Today, the American Civil Liberties Union (ACLU) of Ohio officially announced its opposition to recently proposed legislation that would allow police to stop and ticket motorists for not wearing a seat belt. The basis for the ACLU's opposition is that such a law would give law enforcement one more reason to unfairly target and selectively enforce laws against motorists who legitimately fear being stopped based solely on their appearances. As well, such a law would give law enforcement further power to harass law-abiding citizens.
Some lawmakers feel that the presence of such language as "a police officer may not search or inspect a motor vehicle, its contents, the driver or passenger solely because of a safety belt violation" will ease the fears of many who have expressed concern over the legislation. But the inclusion of such language does nothing to protect the continued erosion of Ohioans' Fourth Amendment rights.
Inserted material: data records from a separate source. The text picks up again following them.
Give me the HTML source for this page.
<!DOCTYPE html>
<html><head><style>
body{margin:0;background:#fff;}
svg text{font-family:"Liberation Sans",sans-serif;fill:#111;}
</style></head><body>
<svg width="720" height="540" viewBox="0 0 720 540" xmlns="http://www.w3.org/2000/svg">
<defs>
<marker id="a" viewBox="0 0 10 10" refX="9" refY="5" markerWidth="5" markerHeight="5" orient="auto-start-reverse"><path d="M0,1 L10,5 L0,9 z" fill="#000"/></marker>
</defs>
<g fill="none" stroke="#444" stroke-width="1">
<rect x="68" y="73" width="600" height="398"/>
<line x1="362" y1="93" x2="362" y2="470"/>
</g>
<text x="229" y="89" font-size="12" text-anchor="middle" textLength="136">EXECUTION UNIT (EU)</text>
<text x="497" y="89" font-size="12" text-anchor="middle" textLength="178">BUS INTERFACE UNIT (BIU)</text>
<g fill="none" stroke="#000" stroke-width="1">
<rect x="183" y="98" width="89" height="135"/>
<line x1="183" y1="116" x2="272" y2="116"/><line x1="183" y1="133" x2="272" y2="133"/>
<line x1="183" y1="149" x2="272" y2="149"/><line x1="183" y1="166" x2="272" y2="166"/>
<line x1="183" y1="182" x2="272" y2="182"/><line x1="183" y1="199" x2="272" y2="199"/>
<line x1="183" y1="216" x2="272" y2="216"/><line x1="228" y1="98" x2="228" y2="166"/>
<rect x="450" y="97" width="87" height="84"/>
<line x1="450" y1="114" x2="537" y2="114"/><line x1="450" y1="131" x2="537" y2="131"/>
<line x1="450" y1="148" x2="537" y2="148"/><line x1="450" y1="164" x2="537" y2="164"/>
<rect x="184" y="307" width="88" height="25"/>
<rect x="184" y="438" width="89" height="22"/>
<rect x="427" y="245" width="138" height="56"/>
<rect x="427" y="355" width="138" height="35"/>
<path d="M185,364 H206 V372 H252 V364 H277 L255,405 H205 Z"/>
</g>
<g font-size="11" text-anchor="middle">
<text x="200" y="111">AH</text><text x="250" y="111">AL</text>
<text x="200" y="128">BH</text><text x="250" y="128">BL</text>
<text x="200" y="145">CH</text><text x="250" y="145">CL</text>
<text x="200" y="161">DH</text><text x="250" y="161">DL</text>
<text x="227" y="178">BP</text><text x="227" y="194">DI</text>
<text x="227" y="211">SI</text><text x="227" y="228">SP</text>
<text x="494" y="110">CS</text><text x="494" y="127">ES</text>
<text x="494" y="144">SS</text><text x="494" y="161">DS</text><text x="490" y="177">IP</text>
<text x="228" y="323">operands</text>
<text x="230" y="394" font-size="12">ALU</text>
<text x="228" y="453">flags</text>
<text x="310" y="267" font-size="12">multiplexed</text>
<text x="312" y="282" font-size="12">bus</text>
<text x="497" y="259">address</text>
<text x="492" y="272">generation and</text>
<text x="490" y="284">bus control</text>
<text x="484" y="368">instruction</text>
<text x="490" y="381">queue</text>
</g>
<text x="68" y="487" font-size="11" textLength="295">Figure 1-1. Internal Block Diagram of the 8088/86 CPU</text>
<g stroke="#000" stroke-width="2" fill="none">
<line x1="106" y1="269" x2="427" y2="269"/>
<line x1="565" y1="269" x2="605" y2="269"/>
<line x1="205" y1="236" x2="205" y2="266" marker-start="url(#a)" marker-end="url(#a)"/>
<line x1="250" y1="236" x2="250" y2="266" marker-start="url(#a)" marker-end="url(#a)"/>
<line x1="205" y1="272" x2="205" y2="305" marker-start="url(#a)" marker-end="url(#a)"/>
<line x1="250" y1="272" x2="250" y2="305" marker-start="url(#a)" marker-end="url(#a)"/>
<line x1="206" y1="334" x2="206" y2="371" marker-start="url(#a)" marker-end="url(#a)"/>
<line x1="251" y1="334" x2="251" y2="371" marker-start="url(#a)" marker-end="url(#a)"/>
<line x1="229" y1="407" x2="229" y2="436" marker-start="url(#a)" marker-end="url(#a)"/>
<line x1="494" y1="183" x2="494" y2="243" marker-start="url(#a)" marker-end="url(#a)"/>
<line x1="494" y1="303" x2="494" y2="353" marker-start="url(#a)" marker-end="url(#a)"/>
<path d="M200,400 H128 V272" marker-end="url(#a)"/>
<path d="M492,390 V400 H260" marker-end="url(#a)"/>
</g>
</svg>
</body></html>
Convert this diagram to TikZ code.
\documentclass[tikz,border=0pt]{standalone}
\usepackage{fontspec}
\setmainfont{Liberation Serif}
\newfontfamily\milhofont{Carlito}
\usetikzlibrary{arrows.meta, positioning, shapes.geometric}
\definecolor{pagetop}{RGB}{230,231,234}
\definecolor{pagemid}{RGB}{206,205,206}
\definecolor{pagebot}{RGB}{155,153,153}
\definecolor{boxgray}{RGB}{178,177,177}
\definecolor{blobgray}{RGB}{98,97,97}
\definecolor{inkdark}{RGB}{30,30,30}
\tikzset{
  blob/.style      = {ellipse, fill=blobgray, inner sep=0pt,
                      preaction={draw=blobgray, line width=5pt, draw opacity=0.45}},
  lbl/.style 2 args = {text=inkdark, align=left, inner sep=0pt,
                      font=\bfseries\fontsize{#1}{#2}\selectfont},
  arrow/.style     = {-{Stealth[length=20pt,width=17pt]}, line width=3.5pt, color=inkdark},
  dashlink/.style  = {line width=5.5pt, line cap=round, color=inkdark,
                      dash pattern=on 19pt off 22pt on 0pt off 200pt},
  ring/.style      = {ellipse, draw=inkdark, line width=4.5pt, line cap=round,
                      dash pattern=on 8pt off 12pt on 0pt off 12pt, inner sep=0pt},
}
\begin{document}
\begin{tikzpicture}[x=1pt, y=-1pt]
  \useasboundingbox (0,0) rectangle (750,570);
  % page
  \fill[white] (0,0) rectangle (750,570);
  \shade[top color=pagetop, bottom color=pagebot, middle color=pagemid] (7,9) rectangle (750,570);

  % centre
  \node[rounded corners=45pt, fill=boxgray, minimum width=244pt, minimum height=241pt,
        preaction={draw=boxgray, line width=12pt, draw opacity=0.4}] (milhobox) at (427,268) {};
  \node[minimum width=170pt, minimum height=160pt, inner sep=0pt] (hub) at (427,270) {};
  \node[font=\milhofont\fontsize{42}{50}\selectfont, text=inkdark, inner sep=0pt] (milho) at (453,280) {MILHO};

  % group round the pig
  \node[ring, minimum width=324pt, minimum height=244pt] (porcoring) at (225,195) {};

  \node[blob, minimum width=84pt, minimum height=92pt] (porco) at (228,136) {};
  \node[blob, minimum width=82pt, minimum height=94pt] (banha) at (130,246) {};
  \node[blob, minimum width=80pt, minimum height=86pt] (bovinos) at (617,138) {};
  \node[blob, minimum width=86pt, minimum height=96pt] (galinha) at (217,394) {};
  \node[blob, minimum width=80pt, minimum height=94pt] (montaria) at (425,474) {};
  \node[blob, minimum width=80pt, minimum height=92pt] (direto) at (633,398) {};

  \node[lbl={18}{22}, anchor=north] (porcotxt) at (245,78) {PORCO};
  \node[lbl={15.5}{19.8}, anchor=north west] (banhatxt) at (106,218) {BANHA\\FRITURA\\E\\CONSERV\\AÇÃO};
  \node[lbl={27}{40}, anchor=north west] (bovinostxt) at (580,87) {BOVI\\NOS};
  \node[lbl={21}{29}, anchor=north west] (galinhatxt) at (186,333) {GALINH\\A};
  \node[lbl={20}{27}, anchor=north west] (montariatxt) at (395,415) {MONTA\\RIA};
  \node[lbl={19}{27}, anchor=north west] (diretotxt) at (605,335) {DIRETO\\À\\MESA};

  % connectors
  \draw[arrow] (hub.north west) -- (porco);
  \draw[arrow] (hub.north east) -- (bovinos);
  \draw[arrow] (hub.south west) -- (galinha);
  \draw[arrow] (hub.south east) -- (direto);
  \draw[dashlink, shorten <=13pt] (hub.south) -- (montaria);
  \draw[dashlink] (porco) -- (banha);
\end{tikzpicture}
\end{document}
"Language prohibiting police from searching someone's car over violation of a primary seat belt law adds no protection for the rights of citizens. Such a search would be unconstitutional in any case under Knowles v. Iowa, a recent U.S. Supreme Court decision limiting police searches," according to ACLU of Ohio Legal Director Raymond Vasvari. "The real problem with giving police increased authority to pull people over are the civil liberties violations that follow as a result," added Vasvari.
This "real problem" Vasvari refers to relates to a 1996 U.S. Supreme Court case, Whren v. United States, in which the Court essentially declared that it is constitutional for police to stop motorists for violation of any traffic law even if the officer has an ulterior motive or suspicion that the motorist is guilty of violating other laws and wishes to pursue that suspicion. That is, police cannot stop a motorist simply because of a "hunch" that person is, for example, carrying illegal contraband. However, if that motorist commits any traffic offense the police can then reserve the authority to stop him/her and start the process (intrusive questioning, asking to search the car, etc) of determining if that person has committed a more serious crime.
"It's not unusual for citizens to complain to us about being stopped by police for nothing more serious than a broken tail light only to find themselves the target of a barrage of intrusive and unnecessary questions about where they are going and whether they have any drugs or weapons in the car," according to Christine Link, Executive Director of the ACLU of Ohio, "and many times it creates a resentment towards police, particularly when these same people have their cars torn apart at roadside by police searching for evidence of a non-existent crime."
"As well, racial minorities who believe that they or their family and friends have been unfairly targeted by police in the past should be particularly concerned about this bill," said Link. "While the issue of 'driving while black' has only recently entered the consciousness of white America, it's been a legitimate fear of minorities for years. If this legislation is passed, it has the potential of becoming one more tool for harassment," added Link.
Link also stated that, "while the ACLU of Ohio recognizes the legitimate safety concerns advanced by legislators, we feel that a less intrusive and more productive way to address this concern is through comprehensive public education regarding the dangers of driving while not wearing a seat belt. We think that Ohioans would prefer hearing this message through educational efforts and not via the heavy-handedness of police power."